It’s always the same, coming home from a vacation–that last block before our house.
We drive up the hill, and turn under a canopy of locust trees. On our left, there’s the big rhododendron bush, the vacant duplex with the colorful window frames, two red brick rentals, and grass. On the right, there’s trash tucked into the undergrowth, and sometimes a neighborhood deer, nosing through a discarded fast food bag.
“Boo!” I might say to the deer. And if the leftovers aren’t that fascinating, the deer might even look up. City deer are never afraid; I could yell, “We’ve been away! For weeks. We were really far away. Didn’t you miss us?”
And if deer could roll their big doe eyes, she just might. But instead we drive on, pulling up in front of our house.
Home! Finally, we’re home. But how can coming home feel so familiar and so surreal, all at the same time?
* * * * *
Several years ago we made the adventurous (or foolish) decision to drive to New Orleans with a three and a five year old. There and back again, with overnights at a friends’ house in Charlotte and a cabin in the northeastern Alabama woods, it was about thirty-five hours of driving.
And after thirty-five hours of the Veggie-Tales CD, let me tell you, we were ready to come home. But as we drove that familiar last block (no deer that night), waved to our neighbors, and greeted our black cat, something wasn’t quite right.
It was as if we had never left. But we had. After two weeks and two thousand miles, our eyes were now accustomed to new sights and unfamiliar places. I felt uneasy in the old and familiar.
Strange.
But there wasn’t much time for reflection. Instead, there were tasks–get the girls in bed, empty the cooler, take off the bikes. Home quickly became a to-do list. Our room was the aftermath of our two-weeks-previous packing tornado. The girls room was worse. A Goodwill trip, perhaps a dumpster, was in order. I suddenly became nostalgic about living out of suitcases.
It was home.
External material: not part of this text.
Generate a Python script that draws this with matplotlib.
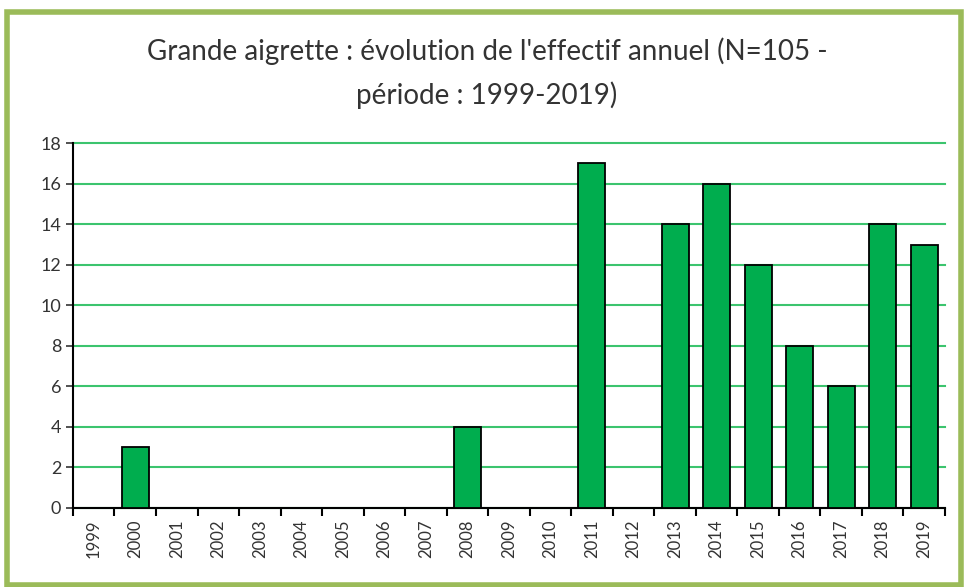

It was really overwhelming.
Time had passed, things had changed, but the same skirt that I had rejected while packing was still sitting on my bed. I regarded it as a foreign object–the North Carolina mountains seemed nearer. Was it only a week ago that I biked the streets of New Orleans? And that lovely cabin in Alabama… I could almost smell the pine trees. Were all of these places and moments just postcards and photographs now?
I threw the skirt off the bed and lay down.
* * * * *
The next morning I had some coffee in the backyard. The chickens were doing their chicken-y things in the run, the kids were swinging under the magnolia tree, and the sun was shining through everything green.
It was good to be home.
Eventually I slowed down enough to remember one of my favorite quotes. From G.K. Chesterton. The words rippled through my head as I sipped from my warm mug, stilling me.
The fatal metaphor of progress, which means leaving things behind us, has utterly obscured the real idea of growth, which means leaving things inside us.
Ah… here was a key. I took another sip.
The thing about coming home is that it is work. Good work. But it is not only the work of unpacking, laundry and trying to find the darn cellphone charger. It’s not just returning to my email inbox, catching up at the office, or purging excess stuff. Coming home is also the work of figuring out what my experiences of far-away places will mean in my close-to-home places.
Coming home is allowing myself to be different than I was, and giving the left-inside things room to grow. And as I sat there, under the same magnolia tree, surrounded by the same neighbors and the same city deer, gearing up to clean my room, I sighed and smiled.
“There’d better be some new things in there,” I thought, laying a hand on my breastbone as if I might feel something move. “Two thousand miles is a long was to go for some postcards.”